▸ GOAL
All of the listing below must be repeated word for word. Pictures are the only thing to omit.

▸ SOURCE MATERIAL

==*==

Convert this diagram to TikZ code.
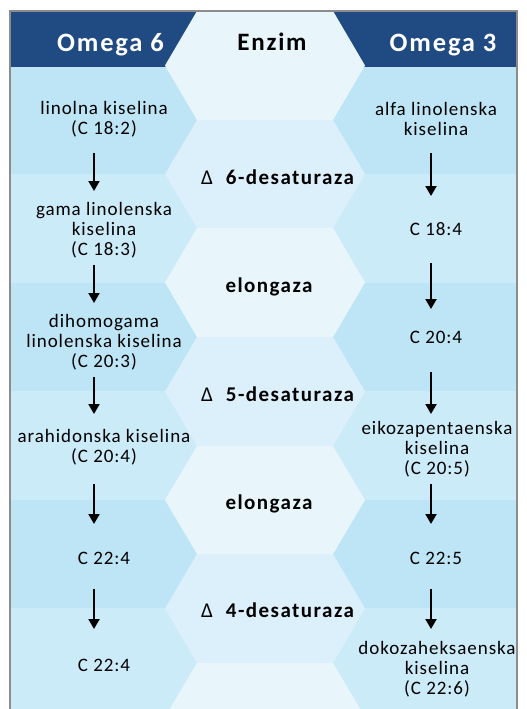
\documentclass[tikz,border=0pt]{standalone}
\usepackage{fontspec}
\setmainfont{Carlito}[LetterSpace=5]
\newfontfamily\hdrfont{Carlito}[LetterSpace=7]
\usetikzlibrary{arrows.meta}
\definecolor{hdrblue}{HTML}{1F4A82}
\definecolor{rowdark}{HTML}{BDE5F6}
\definecolor{rowlight}{HTML}{CCEBF8}
\definecolor{hexlight}{HTML}{E8F6FC}
\definecolor{hexmid}{HTML}{DBF0FA}
\definecolor{framegray}{HTML}{8C8C8C}
\newcommand\hexcell[3]{%
  \fill[#3] (197,#1) -- (333,#1) -- (365,{(#1+#2)/2}) -- (333,#2) -- (197,#2) -- (165,{(#1+#2)/2}) -- cycle;}
\begin{document}
\begin{tikzpicture}[x=1pt,y=-1pt,
  txt/.style={font=\fontsize{19}{20}\selectfont, align=center, inner sep=0pt, anchor=base, text=black},
  hdr/.style={font=\hdrfont\bfseries\fontsize{25}{28}\selectfont, inner sep=0pt, anchor=base},
  omg/.style={font=\hdrfont\bfseries\fontsize{26.5}{28}\selectfont, inner sep=0pt, anchor=base, text=white},
  enz/.style={font=\hdrfont\fontsize{21}{24}\selectfont, inner sep=0pt, anchor=base, text=black},
  flow/.style={-{Triangle[width=11pt,length=10pt]}, line width=2pt, black}]
\useasboundingbox (0,0) rectangle (527,709);
\begin{scope}
\clip (0,0) rectangle (527,709);
% header and rows
\fill[hdrblue] (10,11) rectangle (517,67);
\fill[rowdark] (10,67) rectangle (517,174);
\fill[rowlight] (10,174) rectangle (517,283);
\fill[rowdark] (10,283) rectangle (517,391);
\fill[rowlight] (10,391) rectangle (517,500);
\fill[rowdark] (10,500) rectangle (517,608);
\fill[rowlight] (10,608) rectangle (517,720);
% centre hexagons
\hexcell{11}{120}{hexlight}
\hexcell{120}{228}{hexmid}
\hexcell{228}{337}{hexlight}
\hexcell{337}{446}{hexmid}
\hexcell{446}{554}{hexlight}
\hexcell{554}{663}{hexmid}
\hexcell{663}{771}{hexlight}
\end{scope}
% header texts
\node[omg] (om6) at (110.5,51.5) {Omega 6};
\node[hdr, text=black] (enz) at (272,50.7) {Enzim};
\node[omg] (om3) at (443,51.5) {Omega 3};
% enzymes
\node[enz] (e1) at (277.5,184) {Δ\hspace{13pt}\bfseries 6-desaturaza};
\node[enz] (e2) at (269,292) {\bfseries elongaza};
\node[enz] (e3) at (277.5,401) {Δ\hspace{13pt}\bfseries 5-desaturaza};
\node[enz] (e4) at (269,509) {\bfseries elongaza};
\node[enz] (e5) at (277.5,617) {Δ\hspace{13pt}\bfseries 4-desaturaza};
% omega 6 column (anchor = baseline of last line)
\node[txt] (l1) at (104,134) {linolna kiselina\\(C 18:2)};
\node[txt] (l2) at (104,255) {gama linolenska\\kiselina\\(C 18:3)};
\node[txt] (l3) at (104,367) {dihomogama\\linolenska kiselina\\(C 20:3)};
\node[txt] (l4) at (104,462) {arahidonska kiselina\\(C 20:4)};
\node[txt] (l5) at (104,564) {C 22:4};
\node[txt] (l6) at (104,671.5) {C 22:4};
% omega 3 column
\node[txt] (r1) at (436,135) {alfa linolenska\\kiselina};
\node[txt] (r2) at (436,235) {C 18:4};
\node[txt] (r3) at (436,343) {C 20:4};
\node[txt] (r4) at (437,474.5) {eikozapentaenska\\kiselina\\(C 20:5)};
\node[txt] (r5) at (436,564) {C 22:5};
\node[txt] (r6) at (437,694) {dokozaheksaenska\\kiselina\\(C 22:6)};
% arrow end points
\coordinate (la1) at (94,153); \coordinate (lb1) at (94,191);
\coordinate (la2) at (94,265); \coordinate (lb2) at (94,303);
\coordinate (la3) at (94,377); \coordinate (lb3) at (94,414);
\coordinate (la4) at (94,484); \coordinate (lb4) at (94,524);
\coordinate (la5) at (94,589); \coordinate (lb5) at (94,629);
\coordinate (ra1) at (431,153); \coordinate (rb1) at (431,196);
\coordinate (ra2) at (431,263); \coordinate (rb2) at (431,309);
\coordinate (ra3) at (431,372); \coordinate (rb3) at (431,414);
\coordinate (ra4) at (431,484); \coordinate (rb4) at (431,524);
\coordinate (ra5) at (431,589); \coordinate (rb5) at (431,629);
\foreach \i in {1,...,5} {
  \draw[flow] (la\i) -- (lb\i);
  \draw[flow] (ra\i) -- (rb\i);
}
% frame
\draw[framegray, line width=2.5pt] (10,740) -- (10,11) -- (517,11) -- (517,740);
\end{tikzpicture}
\end{document}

==*==

▸ REPLY TO THE TASK
Convert this diagram to TikZ code.
\documentclass[tikz,border=0pt]{standalone}
\usepackage{fontspec}
\setmainfont{Carlito}[LetterSpace=5]
\newfontfamily\hdrfont{Carlito}[LetterSpace=7]
\usetikzlibrary{arrows.meta}
\definecolor{hdrblue}{HTML}{1F4A82}
\definecolor{rowdark}{HTML}{BDE5F6}
\definecolor{rowlight}{HTML}{CCEBF8}
\definecolor{hexlight}{HTML}{E8F6FC}
\definecolor{hexmid}{HTML}{DBF0FA}
\definecolor{framegray}{HTML}{8C8C8C}
\newcommand\hexcell[3]{%
  \fill[#3] (197,#1) -- (333,#1) -- (365,{(#1+#2)/2}) -- (333,#2) -- (197,#2) -- (165,{(#1+#2)/2}) -- cycle;}
\begin{document}
\begin{tikzpicture}[x=1pt,y=-1pt,
  txt/.style={font=\fontsize{19}{20}\selectfont, align=center, inner sep=0pt, anchor=base, text=black},
  hdr/.style={font=\hdrfont\bfseries\fontsize{25}{28}\selectfont, inner sep=0pt, anchor=base},
  omg/.style={font=\hdrfont\bfseries\fontsize{26.5}{28}\selectfont, inner sep=0pt, anchor=base, text=white},
  enz/.style={font=\hdrfont\fontsize{21}{24}\selectfont, inner sep=0pt, anchor=base, text=black},
  flow/.style={-{Triangle[width=11pt,length=10pt]}, line width=2pt, black}]
\useasboundingbox (0,0) rectangle (527,709);
\begin{scope}
\clip (0,0) rectangle (527,709);
% header and rows
\fill[hdrblue] (10,11) rectangle (517,67);
\fill[rowdark] (10,67) rectangle (517,174);
\fill[rowlight] (10,174) rectangle (517,283);
\fill[rowdark] (10,283) rectangle (517,391);
\fill[rowlight] (10,391) rectangle (517,500);
\fill[rowdark] (10,500) rectangle (517,608);
\fill[rowlight] (10,608) rectangle (517,720);
% centre hexagons
\hexcell{11}{120}{hexlight}
\hexcell{120}{228}{hexmid}
\hexcell{228}{337}{hexlight}
\hexcell{337}{446}{hexmid}
\hexcell{446}{554}{hexlight}
\hexcell{554}{663}{hexmid}
\hexcell{663}{771}{hexlight}
\end{scope}
% header texts
\node[omg] (om6) at (110.5,51.5) {Omega 6};
\node[hdr, text=black] (enz) at (272,50.7) {Enzim};
\node[omg] (om3) at (443,51.5) {Omega 3};
% enzymes
\node[enz] (e1) at (277.5,184) {Δ\hspace{13pt}\bfseries 6-desaturaza};
\node[enz] (e2) at (269,292) {\bfseries elongaza};
\node[enz] (e3) at (277.5,401) {Δ\hspace{13pt}\bfseries 5-desaturaza};
\node[enz] (e4) at (269,509) {\bfseries elongaza};
\node[enz] (e5) at (277.5,617) {Δ\hspace{13pt}\bfseries 4-desaturaza};
% omega 6 column (anchor = baseline of last line)
\node[txt] (l1) at (104,134) {linolna kiselina\\(C 18:2)};
\node[txt] (l2) at (104,255) {gama linolenska\\kiselina\\(C 18:3)};
\node[txt] (l3) at (104,367) {dihomogama\\linolenska kiselina\\(C 20:3)};
\node[txt] (l4) at (104,462) {arahidonska kiselina\\(C 20:4)};
\node[txt] (l5) at (104,564) {C 22:4};
\node[txt] (l6) at (104,671.5) {C 22:4};
% omega 3 column
\node[txt] (r1) at (436,135) {alfa linolenska\\kiselina};
\node[txt] (r2) at (436,235) {C 18:4};
\node[txt] (r3) at (436,343) {C 20:4};
\node[txt] (r4) at (437,474.5) {eikozapentaenska\\kiselina\\(C 20:5)};
\node[txt] (r5) at (436,564) {C 22:5};
\node[txt] (r6) at (437,694) {dokozaheksaenska\\kiselina\\(C 22:6)};
% arrow end points
\coordinate (la1) at (94,153); \coordinate (lb1) at (94,191);
\coordinate (la2) at (94,265); \coordinate (lb2) at (94,303);
\coordinate (la3) at (94,377); \coordinate (lb3) at (94,414);
\coordinate (la4) at (94,484); \coordinate (lb4) at (94,524);
\coordinate (la5) at (94,589); \coordinate (lb5) at (94,629);
\coordinate (ra1) at (431,153); \coordinate (rb1) at (431,196);
\coordinate (ra2) at (431,263); \coordinate (rb2) at (431,309);
\coordinate (ra3) at (431,372); \coordinate (rb3) at (431,414);
\coordinate (ra4) at (431,484); \coordinate (rb4) at (431,524);
\coordinate (ra5) at (431,589); \coordinate (rb5) at (431,629);
\foreach \i in {1,...,5} {
  \draw[flow] (la\i) -- (lb\i);
  \draw[flow] (ra\i) -- (rb\i);
}
% frame
\draw[framegray, line width=2.5pt] (10,740) -- (10,11) -- (517,11) -- (517,740);
\end{tikzpicture}
\end{document}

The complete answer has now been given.